:: Task brief ::
Make an exact copy of all the material below, apart from the pictures.
━━━ Data section ━━━
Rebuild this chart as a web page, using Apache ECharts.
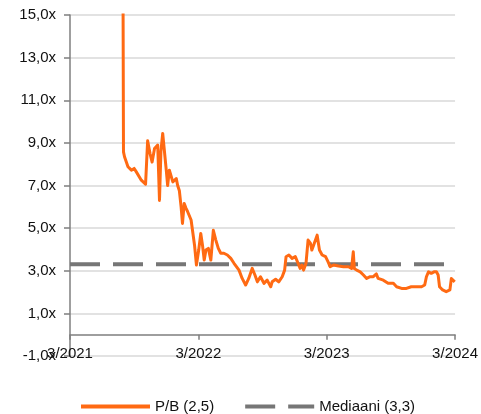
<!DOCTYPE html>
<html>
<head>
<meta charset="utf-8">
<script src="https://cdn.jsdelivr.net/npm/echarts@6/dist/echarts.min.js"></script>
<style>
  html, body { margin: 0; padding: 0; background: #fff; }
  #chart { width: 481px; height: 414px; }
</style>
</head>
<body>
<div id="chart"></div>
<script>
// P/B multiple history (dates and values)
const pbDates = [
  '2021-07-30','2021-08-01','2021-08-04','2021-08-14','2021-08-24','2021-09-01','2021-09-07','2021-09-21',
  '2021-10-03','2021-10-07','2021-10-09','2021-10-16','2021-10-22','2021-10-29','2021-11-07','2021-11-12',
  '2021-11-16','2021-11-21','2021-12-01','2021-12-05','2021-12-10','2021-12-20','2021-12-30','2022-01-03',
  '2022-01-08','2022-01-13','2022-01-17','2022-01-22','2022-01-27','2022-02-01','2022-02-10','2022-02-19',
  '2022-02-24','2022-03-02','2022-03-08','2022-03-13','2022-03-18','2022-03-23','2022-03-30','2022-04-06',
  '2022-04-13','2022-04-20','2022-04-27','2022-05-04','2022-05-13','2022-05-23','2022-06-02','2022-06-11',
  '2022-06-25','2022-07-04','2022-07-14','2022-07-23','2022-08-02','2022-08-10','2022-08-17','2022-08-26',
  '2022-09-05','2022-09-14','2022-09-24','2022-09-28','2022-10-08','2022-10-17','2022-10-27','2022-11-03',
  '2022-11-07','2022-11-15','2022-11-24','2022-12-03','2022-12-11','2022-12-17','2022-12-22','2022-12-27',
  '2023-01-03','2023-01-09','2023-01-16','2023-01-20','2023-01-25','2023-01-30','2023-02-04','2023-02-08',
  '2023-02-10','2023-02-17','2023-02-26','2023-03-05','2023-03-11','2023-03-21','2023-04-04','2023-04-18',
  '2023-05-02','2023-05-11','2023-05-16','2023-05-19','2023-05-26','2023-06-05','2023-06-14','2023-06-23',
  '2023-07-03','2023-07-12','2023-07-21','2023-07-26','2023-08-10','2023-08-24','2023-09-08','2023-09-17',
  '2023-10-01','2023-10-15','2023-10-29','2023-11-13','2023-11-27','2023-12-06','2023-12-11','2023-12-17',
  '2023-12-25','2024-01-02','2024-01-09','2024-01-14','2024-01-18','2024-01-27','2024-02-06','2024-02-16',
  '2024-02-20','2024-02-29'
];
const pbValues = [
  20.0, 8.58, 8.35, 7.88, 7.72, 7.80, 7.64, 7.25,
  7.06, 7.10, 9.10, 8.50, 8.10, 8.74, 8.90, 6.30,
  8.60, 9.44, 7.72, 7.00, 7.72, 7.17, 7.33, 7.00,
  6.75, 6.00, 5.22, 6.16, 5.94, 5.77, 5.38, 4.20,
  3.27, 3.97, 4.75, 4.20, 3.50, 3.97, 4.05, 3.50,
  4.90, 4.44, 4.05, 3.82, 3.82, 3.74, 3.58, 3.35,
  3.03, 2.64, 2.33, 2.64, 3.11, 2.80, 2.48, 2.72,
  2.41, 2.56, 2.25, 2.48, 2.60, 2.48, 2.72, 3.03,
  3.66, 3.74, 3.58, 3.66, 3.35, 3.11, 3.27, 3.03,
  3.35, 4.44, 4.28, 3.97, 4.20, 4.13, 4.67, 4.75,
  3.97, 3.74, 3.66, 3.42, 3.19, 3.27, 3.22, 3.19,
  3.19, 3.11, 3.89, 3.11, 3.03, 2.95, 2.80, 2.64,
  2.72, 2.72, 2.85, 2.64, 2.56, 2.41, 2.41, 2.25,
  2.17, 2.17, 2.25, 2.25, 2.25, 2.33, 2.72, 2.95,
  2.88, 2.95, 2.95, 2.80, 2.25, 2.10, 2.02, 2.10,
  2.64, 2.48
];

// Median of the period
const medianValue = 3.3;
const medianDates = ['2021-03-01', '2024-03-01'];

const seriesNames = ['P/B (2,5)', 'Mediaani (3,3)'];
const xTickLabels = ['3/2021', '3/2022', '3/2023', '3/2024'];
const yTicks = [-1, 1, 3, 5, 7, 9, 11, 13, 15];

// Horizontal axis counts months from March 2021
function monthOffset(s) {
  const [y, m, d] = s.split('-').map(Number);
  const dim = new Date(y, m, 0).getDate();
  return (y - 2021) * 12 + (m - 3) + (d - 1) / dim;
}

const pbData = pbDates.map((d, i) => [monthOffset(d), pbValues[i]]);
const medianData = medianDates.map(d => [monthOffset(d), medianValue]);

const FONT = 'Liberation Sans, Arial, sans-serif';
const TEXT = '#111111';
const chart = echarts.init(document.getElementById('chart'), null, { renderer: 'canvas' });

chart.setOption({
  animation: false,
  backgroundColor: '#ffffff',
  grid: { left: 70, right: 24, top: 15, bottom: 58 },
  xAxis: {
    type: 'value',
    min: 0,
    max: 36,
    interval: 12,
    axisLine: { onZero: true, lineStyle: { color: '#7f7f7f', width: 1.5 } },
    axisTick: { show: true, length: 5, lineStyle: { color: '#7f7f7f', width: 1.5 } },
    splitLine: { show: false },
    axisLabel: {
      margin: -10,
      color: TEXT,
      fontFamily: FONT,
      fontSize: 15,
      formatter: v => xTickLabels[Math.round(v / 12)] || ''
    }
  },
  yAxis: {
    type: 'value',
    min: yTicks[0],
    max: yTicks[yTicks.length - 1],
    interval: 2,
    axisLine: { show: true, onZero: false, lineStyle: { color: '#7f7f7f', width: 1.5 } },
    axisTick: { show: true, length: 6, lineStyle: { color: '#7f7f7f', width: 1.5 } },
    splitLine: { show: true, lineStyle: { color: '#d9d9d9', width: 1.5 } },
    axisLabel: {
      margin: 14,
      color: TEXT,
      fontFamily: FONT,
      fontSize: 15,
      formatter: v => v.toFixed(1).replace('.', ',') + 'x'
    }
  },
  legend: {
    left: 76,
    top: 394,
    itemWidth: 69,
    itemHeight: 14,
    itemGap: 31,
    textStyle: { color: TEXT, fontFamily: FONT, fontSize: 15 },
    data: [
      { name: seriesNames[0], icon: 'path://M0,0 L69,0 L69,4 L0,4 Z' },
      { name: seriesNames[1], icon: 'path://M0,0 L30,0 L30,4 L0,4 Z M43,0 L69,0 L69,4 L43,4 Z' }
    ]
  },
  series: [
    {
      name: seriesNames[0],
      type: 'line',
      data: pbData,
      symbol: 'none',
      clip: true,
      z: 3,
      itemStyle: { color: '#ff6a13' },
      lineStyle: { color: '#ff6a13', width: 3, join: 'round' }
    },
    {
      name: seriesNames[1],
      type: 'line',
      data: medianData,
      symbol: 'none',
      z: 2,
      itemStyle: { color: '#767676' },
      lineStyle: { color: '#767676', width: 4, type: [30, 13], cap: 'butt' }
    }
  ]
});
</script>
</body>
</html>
━━━
:: Response for this exercise ::
Rebuild this chart as a web page, using Apache ECharts.
<!DOCTYPE html>
<html>
<head>
<meta charset="utf-8">
<script src="https://cdn.jsdelivr.net/npm/echarts@6/dist/echarts.min.js"></script>
<style>
  html, body { margin: 0; padding: 0; background: #fff; }
  #chart { width: 481px; height: 414px; }
</style>
</head>
<body>
<div id="chart"></div>
<script>
// P/B multiple history (dates and values)
const pbDates = [
  '2021-07-30','2021-08-01','2021-08-04','2021-08-14','2021-08-24','2021-09-01','2021-09-07','2021-09-21',
  '2021-10-03','2021-10-07','2021-10-09','2021-10-16','2021-10-22','2021-10-29','2021-11-07','2021-11-12',
  '2021-11-16','2021-11-21','2021-12-01','2021-12-05','2021-12-10','2021-12-20','2021-12-30','2022-01-03',
  '2022-01-08','2022-01-13','2022-01-17','2022-01-22','2022-01-27','2022-02-01','2022-02-10','2022-02-19',
  '2022-02-24','2022-03-02','2022-03-08','2022-03-13','2022-03-18','2022-03-23','2022-03-30','2022-04-06',
  '2022-04-13','2022-04-20','2022-04-27','2022-05-04','2022-05-13','2022-05-23','2022-06-02','2022-06-11',
  '2022-06-25','2022-07-04','2022-07-14','2022-07-23','2022-08-02','2022-08-10','2022-08-17','2022-08-26',
  '2022-09-05','2022-09-14','2022-09-24','2022-09-28','2022-10-08','2022-10-17','2022-10-27','2022-11-03',
  '2022-11-07','2022-11-15','2022-11-24','2022-12-03','2022-12-11','2022-12-17','2022-12-22','2022-12-27',
  '2023-01-03','2023-01-09','2023-01-16','2023-01-20','2023-01-25','2023-01-30','2023-02-04','2023-02-08',
  '2023-02-10','2023-02-17','2023-02-26','2023-03-05','2023-03-11','2023-03-21','2023-04-04','2023-04-18',
  '2023-05-02','2023-05-11','2023-05-16','2023-05-19','2023-05-26','2023-06-05','2023-06-14','2023-06-23',
  '2023-07-03','2023-07-12','2023-07-21','2023-07-26','2023-08-10','2023-08-24','2023-09-08','2023-09-17',
  '2023-10-01','2023-10-15','2023-10-29','2023-11-13','2023-11-27','2023-12-06','2023-12-11','2023-12-17',
  '2023-12-25','2024-01-02','2024-01-09','2024-01-14','2024-01-18','2024-01-27','2024-02-06','2024-02-16',
  '2024-02-20','2024-02-29'
];
const pbValues = [
  20.0, 8.58, 8.35, 7.88, 7.72, 7.80, 7.64, 7.25,
  7.06, 7.10, 9.10, 8.50, 8.10, 8.74, 8.90, 6.30,
  8.60, 9.44, 7.72, 7.00, 7.72, 7.17, 7.33, 7.00,
  6.75, 6.00, 5.22, 6.16, 5.94, 5.77, 5.38, 4.20,
  3.27, 3.97, 4.75, 4.20, 3.50, 3.97, 4.05, 3.50,
  4.90, 4.44, 4.05, 3.82, 3.82, 3.74, 3.58, 3.35,
  3.03, 2.64, 2.33, 2.64, 3.11, 2.80, 2.48, 2.72,
  2.41, 2.56, 2.25, 2.48, 2.60, 2.48, 2.72, 3.03,
  3.66, 3.74, 3.58, 3.66, 3.35, 3.11, 3.27, 3.03,
  3.35, 4.44, 4.28, 3.97, 4.20, 4.13, 4.67, 4.75,
  3.97, 3.74, 3.66, 3.42, 3.19, 3.27, 3.22, 3.19,
  3.19, 3.11, 3.89, 3.11, 3.03, 2.95, 2.80, 2.64,
  2.72, 2.72, 2.85, 2.64, 2.56, 2.41, 2.41, 2.25,
  2.17, 2.17, 2.25, 2.25, 2.25, 2.33, 2.72, 2.95,
  2.88, 2.95, 2.95, 2.80, 2.25, 2.10, 2.02, 2.10,
  2.64, 2.48
];

// Median of the period
const medianValue = 3.3;
const medianDates = ['2021-03-01', '2024-03-01'];

const seriesNames = ['P/B (2,5)', 'Mediaani (3,3)'];
const xTickLabels = ['3/2021', '3/2022', '3/2023', '3/2024'];
const yTicks = [-1, 1, 3, 5, 7, 9, 11, 13, 15];

// Horizontal axis counts months from March 2021
function monthOffset(s) {
  const [y, m, d] = s.split('-').map(Number);
  const dim = new Date(y, m, 0).getDate();
  return (y - 2021) * 12 + (m - 3) + (d - 1) / dim;
}

const pbData = pbDates.map((d, i) => [monthOffset(d), pbValues[i]]);
const medianData = medianDates.map(d => [monthOffset(d), medianValue]);

const FONT = 'Liberation Sans, Arial, sans-serif';
const TEXT = '#111111';
const chart = echarts.init(document.getElementById('chart'), null, { renderer: 'canvas' });

chart.setOption({
  animation: false,
  backgroundColor: '#ffffff',
  grid: { left: 70, right: 24, top: 15, bottom: 58 },
  xAxis: {
    type: 'value',
    min: 0,
    max: 36,
    interval: 12,
    axisLine: { onZero: true, lineStyle: { color: '#7f7f7f', width: 1.5 } },
    axisTick: { show: true, length: 5, lineStyle: { color: '#7f7f7f', width: 1.5 } },
    splitLine: { show: false },
    axisLabel: {
      margin: -10,
      color: TEXT,
      fontFamily: FONT,
      fontSize: 15,
      formatter: v => xTickLabels[Math.round(v / 12)] || ''
    }
  },
  yAxis: {
    type: 'value',
    min: yTicks[0],
    max: yTicks[yTicks.length - 1],
    interval: 2,
    axisLine: { show: true, onZero: false, lineStyle: { color: '#7f7f7f', width: 1.5 } },
    axisTick: { show: true, length: 6, lineStyle: { color: '#7f7f7f', width: 1.5 } },
    splitLine: { show: true, lineStyle: { color: '#d9d9d9', width: 1.5 } },
    axisLabel: {
      margin: 14,
      color: TEXT,
      fontFamily: FONT,
      fontSize: 15,
      formatter: v => v.toFixed(1).replace('.', ',') + 'x'
    }
  },
  legend: {
    left: 76,
    top: 394,
    itemWidth: 69,
    itemHeight: 14,
    itemGap: 31,
    textStyle: { color: TEXT, fontFamily: FONT, fontSize: 15 },
    data: [
      { name: seriesNames[0], icon: 'path://M0,0 L69,0 L69,4 L0,4 Z' },
      { name: seriesNames[1], icon: 'path://M0,0 L30,0 L30,4 L0,4 Z M43,0 L69,0 L69,4 L43,4 Z' }
    ]
  },
  series: [
    {
      name: seriesNames[0],
      type: 'line',
      data: pbData,
      symbol: 'none',
      clip: true,
      z: 3,
      itemStyle: { color: '#ff6a13' },
      lineStyle: { color: '#ff6a13', width: 3, join: 'round' }
    },
    {
      name: seriesNames[1],
      type: 'line',
      data: medianData,
      symbol: 'none',
      z: 2,
      itemStyle: { color: '#767676' },
      lineStyle: { color: '#767676', width: 4, type: [30, 13], cap: 'butt' }
    }
  ]
});
</script>
</body>
</html>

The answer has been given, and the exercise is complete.